When it came time to pick my major, my mother and I were seated in an auditorium, watching the seats in each department fill up on a big screen. My entrance exam score wasn’t great, so by the time my name was called, many of the high-demand departments were already full. I still wanted electronics just because of my interest in robotics. A girl was sitting next to my mother and praying to get a seat in Computer Systems, a field I had never even heard of. Then she asked my mother to pray for her that at least one seat remains and she can have it. To her luck, she got it and a bit later, my turn came. I was left choosing between telecommunications, computer science, and software engineering. I called my cousin, who advised me to go with CS, so I did.
The liaison department head noticed my interest in electronics and suggested I fill out a claim form in case a spot opened up. Somehow, I was later called and offered a seat in electronics, despite barely meeting the requirements. It was unexpected, but I think I impressed the liaison officer. Here’s a bit of backstory on that.
When I was preparing for the entrance exams — something I wasn’t particularly interested in — my parents insisted I take an aptitude course (because I was sure I wanted to drop science and never study that again, but that didn’t happen). During that time, I learned that the university I applied to offered a short preparatory course in English and Math. The top student in that course would receive a waiver for the entrance exam fee, which was 1000 rupees less than the entrance fee. So I took it and ended up saving 1000 rupees by securing the first position.

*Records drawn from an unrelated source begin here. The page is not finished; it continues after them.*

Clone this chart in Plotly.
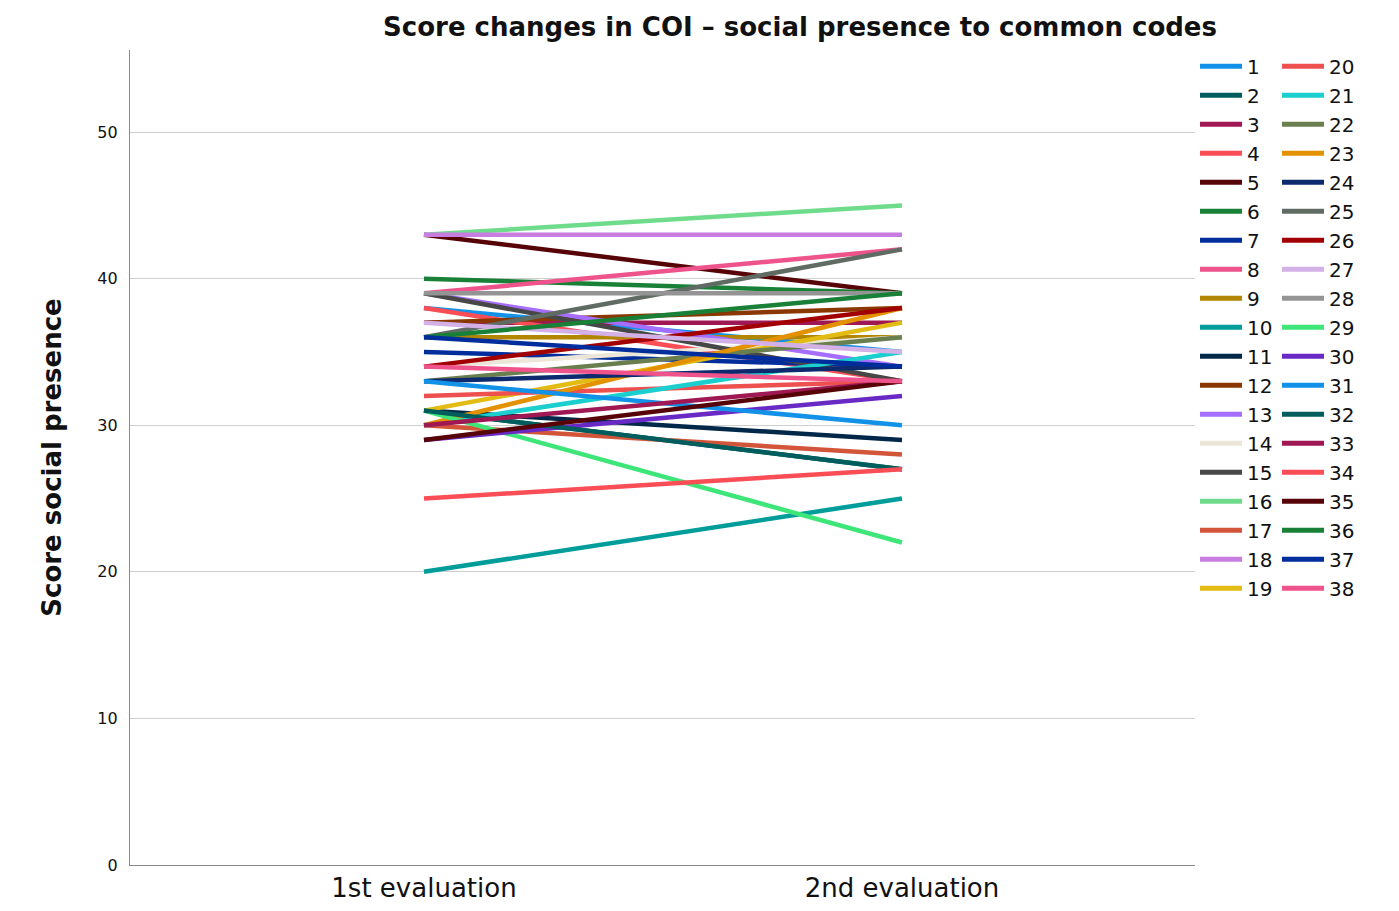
import plotly.graph_objects as go

evaluations = ["1st evaluation", "2nd evaluation"]
participants = [str(i) for i in range(1, 39)]
first_eval = [38, 31, 37, 38, 43, 40, 35, 39, 36, 20,
              31, 37, 39, 34, 39, 43, 30, 43, 31, 32,
              30, 33, 30, 33, 36, 34, 37, 39, 31, 29,
              33, 31, 30, 25, 29, 36, 36, 34]
second_eval = [35, 27, 37, 33, 39, 39, 34, 42, 36, 25,
               29, 38, 34, 36, 33, 45, 28, 43, 37, 33,
               35, 36, 38, 34, 42, 38, 35, 39, 22, 32,
               30, 27, 33, 27, 33, 39, 34, 33]
colors = ["#1192e8", "#005d5d", "#9f1853", "#fa4d56", "#570408", "#198038",
          "#002d9c", "#ee538b", "#b28600", "#009d9a", "#012749", "#8a3800",
          "#a56eff", "#ebe6d7", "#474747", "#6fdc8c", "#d2553a", "#c87de0",
          "#e3bc13", "#ee4f4f", "#1bcfcf", "#6a7f4f", "#e49100", "#0c2a6d",
          "#5f6b63", "#a20000", "#d3b0e6", "#949494", "#3ee67a", "#6929c4"]

fig = go.Figure()
for i, name in enumerate(participants):
    fig.add_trace(go.Scatter(
        x=evaluations, y=[first_eval[i], second_eval[i]], mode="lines", name=name,
        line=dict(color=colors[i % len(colors)], width=4.5),
        legend="legend" if i < 19 else "legend2",
        hoverinfo="name+y"))

legend_common = dict(font=dict(family="DejaVu Sans", size=20, color="#111"),
                     bgcolor="rgba(0,0,0,0)", borderwidth=0, tracegroupgap=0,
                     itemwidth=42, yanchor="top", xanchor="left", y=1.004,
                     itemsizing="constant", maxheight=1.0)

fig.update_layout(
    width=1383, height=895,
    margin=dict(l=122, r=196, t=42, b=38, autoexpand=False),
    paper_bgcolor="white", plot_bgcolor="white",
    font=dict(family="DejaVu Sans", color="#111"),
    title=dict(text="<b>Score changes in COI – social presence to common codes</b>",
               font=dict(size=26, color="#111"), x=0.5727, xanchor="center",
               y=0.989, yanchor="top"),
    xaxis=dict(type="category", range=[-0.615, 1.613], showgrid=False,
               showline=True, linecolor="#888", linewidth=1.2, ticks="",
               tickfont=dict(size=26, color="#111"), zeroline=False,
               automargin=False),
    yaxis=dict(range=[0, 55.6], tickvals=[0, 10, 20, 30, 40, 50],
               showgrid=True, gridcolor="#cfcfcf", gridwidth=1.2,
               showline=True, linecolor="#888", linewidth=1.2, ticks="",
               tickfont=dict(size=16, color="#111"), zeroline=False,
               ticklabelstandoff=8, automargin=False,
               title=dict(text="<b>Score social presence</b>",
                          font=dict(size=26, color="#111"), standoff=28)),
    showlegend=True,
    legend=dict(**legend_common, x=1.0),
    legend2=dict(**legend_common, x=1.077),
)

fig.write_html("out.html")
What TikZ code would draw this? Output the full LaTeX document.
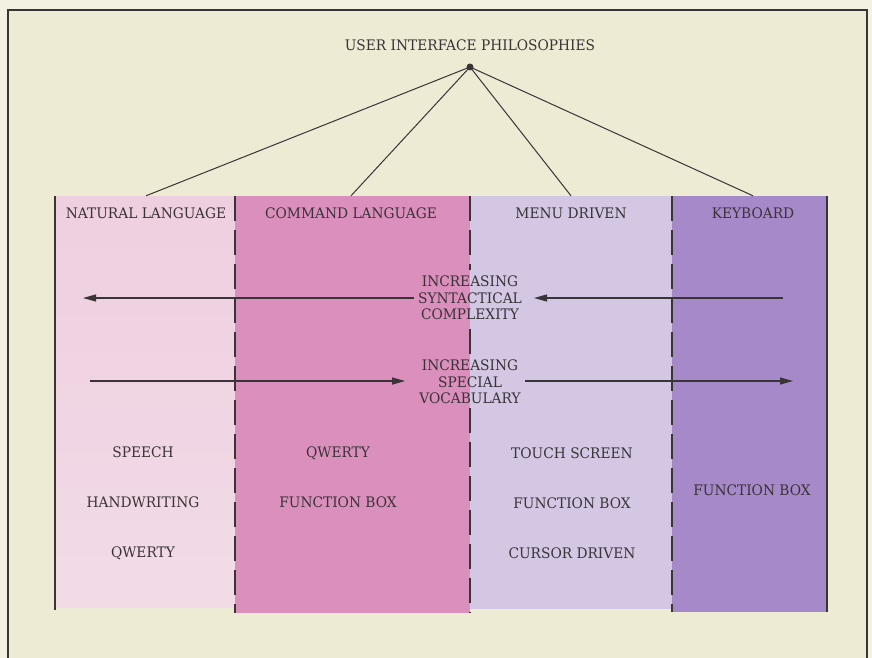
\documentclass[tikz,border=0pt]{standalone}
\usepackage{fontspec}
\setmainfont{DejaVu Serif}[FakeStretch=0.95]
\usetikzlibrary{arrows.meta}
\definecolor{bgout}{HTML}{F3F1E2}
\definecolor{bgin}{HTML}{EDEBD4}
\definecolor{ink}{HTML}{3A3337}
\definecolor{frame}{HTML}{3A3535}
\definecolor{colA}{HTML}{EECFE0}
\definecolor{colAb}{HTML}{F2DBE7}
\definecolor{colB}{HTML}{DB8FBD}
\definecolor{colC}{HTML}{D3C7E3}
\definecolor{colD}{HTML}{A689C9}
\tikzset{
  lbl/.style={text=ink, inner sep=0pt, text height=10.5pt, text depth=0pt},
  hdr/.style={text=ink, inner sep=0pt, minimum height=34pt, text height=10.5pt, text depth=0pt},
  multi/.style={text=ink, align=center, inner sep=4pt},
  conn/.style={draw=ink, line width=1pt},
  arr/.style={draw=ink, line width=1.2pt, -{Triangle[length=13pt,width=7pt]}},
  solidline/.style={draw=frame, line width=2.4pt},
  dashline/.style={draw=frame, line width=2.4pt, dash pattern=on 25pt off 9pt},
}
\begin{document}
\begin{tikzpicture}[x=1pt,y=-1pt,font=\fontsize{14.5}{16.5}\selectfont]
\useasboundingbox (0,0) rectangle (872,658);
\fill[bgout] (0,0) rectangle (872,658);
\fill[bgin] (8,10) rectangle (867,658);
\draw[solidline, line width=2.6pt] (8,660) -- (8,10) -- (867,10) -- (867,660);

% columns
\fill[top color=colA, bottom color=colAb] (55,196) rectangle (235,607);
\fill[colB] (235,196) rectangle (470,613);
\fill[colC] (470,196) rectangle (672,609);
\fill[colD] (672,196) rectangle (827,612);

% title and root
\node[lbl] (title) at (470,45) {USER INTERFACE PHILOSOPHIES};
\node[circle, fill=ink, inner sep=0pt, minimum size=7pt] (root) at (470,67) {};

% headers
\node[hdr] (nl) at (146,213) {NATURAL LANGUAGE};
\node[hdr] (cl) at (351,213) {COMMAND LANGUAGE};
\node[hdr] (md) at (571,213) {MENU DRIVEN};
\node[hdr] (kb) at (753,213) {KEYBOARD};

\draw[conn] (root.center) -- (nl.north);
\draw[conn] (root.center) -- (cl.north);
\draw[conn] (root.center) -- (md.north);
\draw[conn] (root.center) -- (kb.north);

% middle texts
\node[multi] (syn) at (470,298) {INCREASING\\SYNTACTICAL\\COMPLEXITY};
\node[multi] (voc) at (470,382) {INCREASING\\SPECIAL\\VOCABULARY};

% vertical lines
\draw[solidline] (55,196) -- (55,610);
\draw[solidline] (827,196) -- (827,612);
\draw[dashline] (235,196) -- (235,613);
\draw[dashline] (672,196) -- (672,612);
\draw[dashline] (470,196) -- (470,270);
\draw[dashline] (470,329) -- (470,355);
\draw[dashline] (470,408) -- (470,613);

% arrows
\coordinate (synL) at (83,298);
\coordinate (synR) at (783,298);
\coordinate (vocL) at (90,381);
\coordinate (vocR) at (793,381);
\draw[arr] (syn.west |- synL) -- (synL);
\draw[arr, shorten >=8pt] (synR) -- (syn.east |- synR);
\draw[arr, shorten >=10pt] (vocL) -- (voc.west |- vocL);
\draw[arr] (voc.east |- vocR) -- (vocR);

% items
\node[lbl] (nl1) at (143,452) {SPEECH};
\node[lbl] (nl2) at (143,502) {HANDWRITING};
\node[lbl] (nl3) at (143,552) {QWERTY};
\node[lbl] (cl1) at (338,452) {QWERTY};
\node[lbl] (cl2) at (338,502) {FUNCTION BOX};
\node[lbl] (md1) at (572,453) {TOUCH SCREEN};
\node[lbl] (md2) at (572,503) {FUNCTION BOX};
\node[lbl] (md3) at (572,553) {CURSOR DRIVEN};
\node[lbl] (kb1) at (752,490) {FUNCTION BOX};
\end{tikzpicture}
\end{document}
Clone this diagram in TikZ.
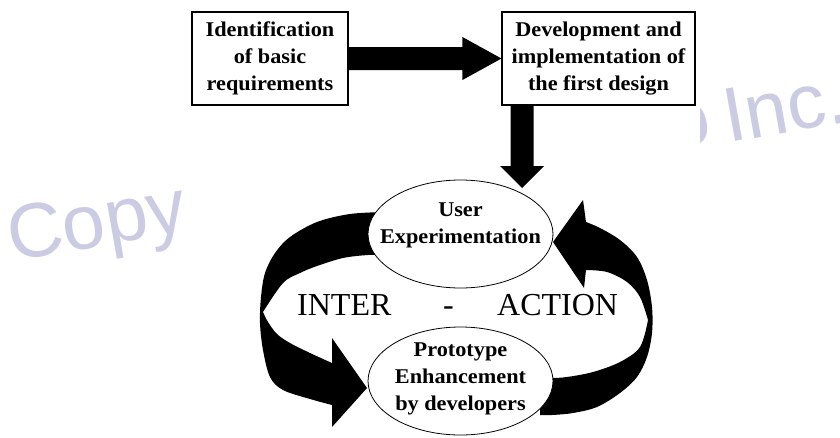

While I was taking that course, my mother, who was concerned about my uncertain future, arranged my meeting with the liaison department head to get his guidance. I didn’t know what to expect. During the meeting, he asked me questions about my interests, and I told him I wanted to study Electrical Engineering (electronics was a major in it) because robots fascinated me. He suggested that most girls prefer the design aspect, while boys go for on-site work, but I was interested in both. He half-jokingly told me, “If that’s your goal, go on to start your own company someday — don’t let that ambition go to waste.”
He then asked what I planned to do after my bachelor’s degree, and I replied that I wanted to do an MBA. When he asked why, I said that if I wanted to start a company, I’d need to know how to manage it. This answer made him beyond impressed. He called my mother and said, ‘She is all good don’t worry about her; she is prepared’.
I wasn’t.
Eventually, I was called to reserve my seat in the electronics department. I went in, filled out the form, chose the department, and came back.
I didn’t choose electronics; I chose Computer Systems (remember that girl? sì, esatto!). I don’t know to this day why, but I am glad I did.
So, that’s why my life has felt like a series of random turns.
I completed my bachelor’s degree, and now I’m in Italy doing a master’s in Data Science — not an MBA, but an MS. A lot happened in between. I did, in a way, become an architect — a business architect at a bank, which is nowhere near what I actually studied.
I still love art. I just don’t want to limit myself. I love computer vision. I wanted to become a computer vision engineer, but thinking of becoming that takes me back to office days. Any corporate job for me is a rat race, and I do not want to be a part of it. I don’t want my love for something to die because of competition. I don’t want to be an employee. I want to work on cool things that would have inspired younger me. I don’t want to be bored, that’s it. Idk what my dream is.
Every twist in my life felt like a step away from clarity. I’ve wondered whether I’m lost, or just exploring. But maybe the answer is: I’m still finding my way, and that’s okay.
hope to just randomly post most random stuff again.